Déjà distingué en ces lignes pour son excellent Lazy people will destroy you (février 2020), Raskolnikov « from Genève » nous fait don d’un album live, enregistré à la Mottattom, dans cette même ville, en septembre 2020. Un cadeau de choix donc, au vu de la période actuelle, qui a de plus le mérite de retranscrire fidèlement, avec la rage des planches et peut-être bien la colère face aux circonstances, l’intensité que peut renvoyer le trio. Quentin Allamand – Guitar, Jérôme Blum – Drums et Mathieu Pawełski-Szpiechowycz – Bass guitar and vocals, au gré d’un registre cold et post-punk valorisé par des morceaux établis, débutent fort et livrent leur Sold dead souls, qui fait suite à un introduction synthétique aérienne. D’emblée, le timbre de voix, les guitares typées, une rythmique campée et des effluves célestes créditent le trio. Sur scène il n’est pas en peine, en atteste Stockholm 2 qui, basse cold en avant, offre une trame à la New Order des plus fréquentables. Chez Raskolnikov, on est certes sombre mais la lumière, de temps à autre, peut filtrer. Faut pas faire chier Albert Roche, entre crachin sonique et pointes mélodiques, complète un opus qui fait qu’on ne mourra pas d’ennui ce jour. Au contraire, le registre rend vivant, suscite des sensations, éveille un froid et pourtant vif enthousiasme. Sisyphos, traçant et acéré, exacerbe celui-ci.
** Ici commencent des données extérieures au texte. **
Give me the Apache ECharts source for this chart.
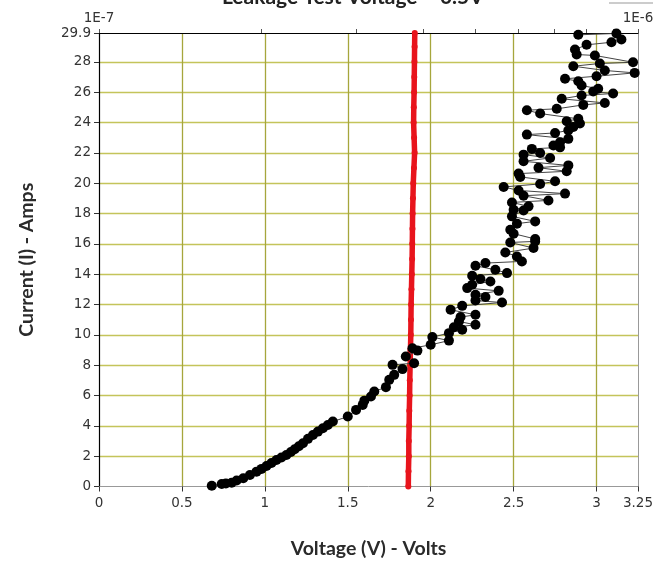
<!DOCTYPE html>
<html>
<head>
<meta charset="utf-8">
<script src="https://cdn.jsdelivr.net/npm/echarts@6/dist/echarts.min.js"></script>
<style>
html,body{margin:0;padding:0;background:#fff;}
#chart{width:656px;height:563px;}
</style>
</head>
<body>
<div id="chart"></div>
<script>
// Black series: measured points (voltage, current in units of 1E-7 A)
const blackVolts = [0.68,0.74,0.765,0.80,0.83,0.87,0.91,0.95,0.98,1.01,1.04,1.07,1.10,1.13,1.157,1.18,1.205,1.23,1.26,1.29,1.32,1.35,1.38,1.41,1.50,1.55,
  1.59,1.60,1.64,1.66,1.73,1.75,1.78,1.83,1.77,1.90,1.85,1.92,1.89,2.00,2.11,2.01,2.11,2.19,
  2.14,2.27,2.17,2.18,2.27,2.12,2.19,2.43,2.27,2.33,2.27,2.41,2.22,2.25,2.36,2.30,2.25,2.46,
  2.39,2.27,2.33,2.55,2.52,2.45,2.62,2.48,2.63,2.63,2.50,2.48,2.52,2.63,2.49,2.56,2.50,2.59,
  2.49,2.71,2.56,2.81,2.53,2.44,2.66,2.75,2.54,2.53,2.82,2.65,2.83,2.56,2.72,2.56,2.66,2.61,
  2.78,2.74,2.78,2.83,2.58,2.75,2.83,2.86,2.90,2.82,2.89,2.66,2.58,2.76,2.92,3.05,2.79,2.91,
  3.10,2.98,3.01,2.91,2.89,2.81,3.00,3.23,3.05,2.86,3.02,3.22,2.99,2.88,2.87,2.94,3.09,3.15,
  3.12,2.89];
const blackAmps = [0.05,0.17,0.20,0.25,0.40,0.54,0.76,0.98,1.16,1.35,1.55,1.75,1.91,2.08,2.28,2.46,2.65,2.85,3.14,3.40,3.62,3.84,4.06,4.28,4.61,5.05,
  5.38,5.66,5.93,6.26,6.55,7.03,7.36,7.74,8.02,8.13,8.57,8.96,9.12,9.34,9.62,9.85,10.11,10.33,
  10.50,10.66,10.88,11.17,11.32,11.65,11.91,12.13,12.26,12.49,12.64,12.90,13.08,13.30,13.52,13.68,13.89,14.07,
  14.29,14.55,14.73,14.84,15.17,15.43,15.72,16.09,16.16,16.32,16.67,16.93,17.33,17.48,17.81,18.20,18.25,18.47,
  18.73,18.86,19.17,19.31,19.52,19.75,19.95,20.12,20.41,20.63,20.78,21.02,21.17,21.44,21.66,21.88,21.99,22.26,
  22.36,22.48,22.69,22.92,23.20,23.31,23.48,23.71,23.93,24.08,24.24,24.59,24.81,24.90,25.16,25.29,25.56,25.78,
  25.91,26.04,26.22,26.44,26.72,26.88,27.05,27.27,27.43,27.71,27.89,27.97,28.42,28.48,28.81,29.12,29.29,29.47,
  29.87,29.78];

// Red series: near-vertical trace
const redVolts = [1.865,1.866,1.868,1.868,1.870,1.871,1.873,1.874,1.876,1.878,1.880,1.881,1.882,1.884,1.886,
  1.888,1.889,1.890,1.891,1.893,1.895,1.899,1.903,1.900,1.897,1.898,1.900,1.901,1.902,1.903,1.904];
const redAmps = [0,1,2,3,4,5,6,7,8,9,10,11,12,13,14,15,16,17,18,19,20,21,22,23,24,25,26,27,28,29,29.9];

// Top log axis ticks (multiples of 1E-7)
const topTickMultiples = [1,2,3,4,5,6,7,8,9,10];
const topLabels = ['1E-7','1E-6'];

const xMin = 0, xMax = 3.25, xInterval = 0.5;
const yMin = 0, yMax = 29.9, yInterval = 2;

const topTickValues = topTickMultiples.map(m => Math.log10(m * 1e-7));

const chart = echarts.init(document.getElementById('chart'));
const tickFont = {fontFamily: '"DejaVu Sans",sans-serif', fontSize: 13.5, color: '#333'};
const titleFont = 'Lato, "Open Sans", sans-serif';

chart.setOption({
  animation: false,
  backgroundColor: '#fff',
  grid: {left: 99, right: 18, top: 33, bottom: 76.5, containLabel: false, outerBoundsMode: 'none'},
  graphic: [
    {type: 'text', left: 222, top: -13, style: {text: 'Leakage Test Voltage = 0.5V', font: 'bold 21px ' + titleFont, fill: '#222'}},
    {type: 'line', shape: {x1: 609, y1: 3, x2: 653, y2: 3}, style: {stroke: '#999', lineWidth: 1}}
  ],
  xAxis: [
    {
      type: 'value', min: xMin, max: xMax, interval: xInterval, position: 'bottom',
      name: 'Voltage (V) - Volts', nameLocation: 'middle', nameGap: 52,
      nameTextStyle: {fontFamily: titleFont, fontWeight: 'bold', fontSize: 19.5, color: '#2a2a2a'},
      axisLine: {show: true, lineStyle: {color: '#999', width: 1}},
      axisTick: {show: true, inside: false, length: 5, lineStyle: {color: '#333'}},
      axisLabel: Object.assign({margin: 10, formatter: v => String(+v.toFixed(2))}, tickFont),
      splitLine: {show: true, showMinLine: false, showMaxLine: false, lineStyle: {color: '#a6a63c', width: 1.3}}
    },
    {
      type: 'value', min: -7, max: -6, position: 'top',
      axisLine: {show: true, onZero: false, lineStyle: {color: '#000', width: 1.2}},
      axisTick: {show: true, length: 4, customValues: topTickValues, lineStyle: {color: '#555'}},
      axisLabel: Object.assign({margin: 8, customValues: [-7, -6], formatter: v => (Math.round(v) === -7 ? topLabels[0] : topLabels[1])}, tickFont),
      splitLine: {show: false}
    }
  ],
  yAxis: [
    {
      type: 'value', min: yMin, max: yMax, interval: yInterval,
      name: 'Current (I) - Amps', nameLocation: 'middle', nameGap: 62, nameRotate: 90,
      nameTextStyle: {fontFamily: titleFont, fontWeight: 'bold', fontSize: 19.5, color: '#2a2a2a'},
      axisLine: {show: true, onZero: false, lineStyle: {color: '#000', width: 1.2}},
      axisTick: {show: true, length: 5, lineStyle: {color: '#333'}},
      axisLabel: Object.assign({margin: 8, formatter: v => String(+v.toFixed(1))}, tickFont),
      splitLine: {show: true, showMinLine: false, showMaxLine: false, lineStyle: {color: '#c4c45a', width: 1.3}}
    },
    {
      type: 'value', min: yMin, max: yMax, position: 'right',
      axisLine: {show: true, onZero: false, lineStyle: {color: '#999', width: 1}},
      axisTick: {show: false}, axisLabel: {show: false}, splitLine: {show: false}
    }
  ],
  series: [
    {
      type: 'line', xAxisIndex: 0, yAxisIndex: 0,
      data: redVolts.map((v, i) => [v, redAmps[i]]),
      symbol: 'circle', symbolSize: 6, showSymbol: true,
      itemStyle: {color: '#e8141c'},
      lineStyle: {color: '#e8141c', width: 5.5},
      z: 2
    },
    {
      type: 'line', xAxisIndex: 0, yAxisIndex: 0,
      data: blackVolts.map((v, i) => [v, blackAmps[i]]),
      symbol: 'circle', symbolSize: 10, showSymbol: true,
      itemStyle: {color: '#000'},
      lineStyle: {color: '#444', width: 1},
      z: 3
    }
  ]
});
</script>
</body>
</html>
Raskolnikov, s’il opte pour le dur, convainc. Dans ses élans plus tempérés, l’effet est similaire. No safety word, noisy et « bassement » délectable de par ses inflexions à la The Cure, vrombit et assied l’aisance live de nos amis Suisses. Pas des petits ceux-là, plutôt du genre à tout faire sans faillir. Montaulk Point lighthouse en est la preuve, alerte et impétueux. On a la science, dans cette formation, du détail sonore qui tue, du gimmick qui amène le petit plus. Don’t want to see the doctor today, d’un mid-tempo où le climat se grise et la voix hurle, en remet une cuillerée. Ca n’est jamais trop, on a besoin en ces temps de disette musicale d’entendre du costaud. C’est chose faite, Stockholm 1 et sa lenteur prenante, en prenant son temps, présente une facette nettement plus atmosphérique. La boucle est bouclée…ou presque. En effet, deux bonus suivent et Nieporządek, le premier de ceux-ci, crache une nervosité qu’on approuvera. Du puissant, rapide, sans ratures ni fioritures. Le supplément est bon, son second, nommé Make madness proud to take us, ne l’est pas moins.
Subtil, presque pop ou plutôt cold-pop, il délivre à la fois grâce instrumentale et prestance vocale, sensibilité et froideur certaine dans sa clarté car tout de même, il ne s’agit pas non plus de gazouiller. Raskolnikov, pour sa troisième galette depuis Hochmut kommt vor dem Fall en octobre 2017, révèle des progrès significatifs, valide ses qualités, dont on n’a jamais douté, et allège une période âpre, par le biais de dix compositions fiables et racées.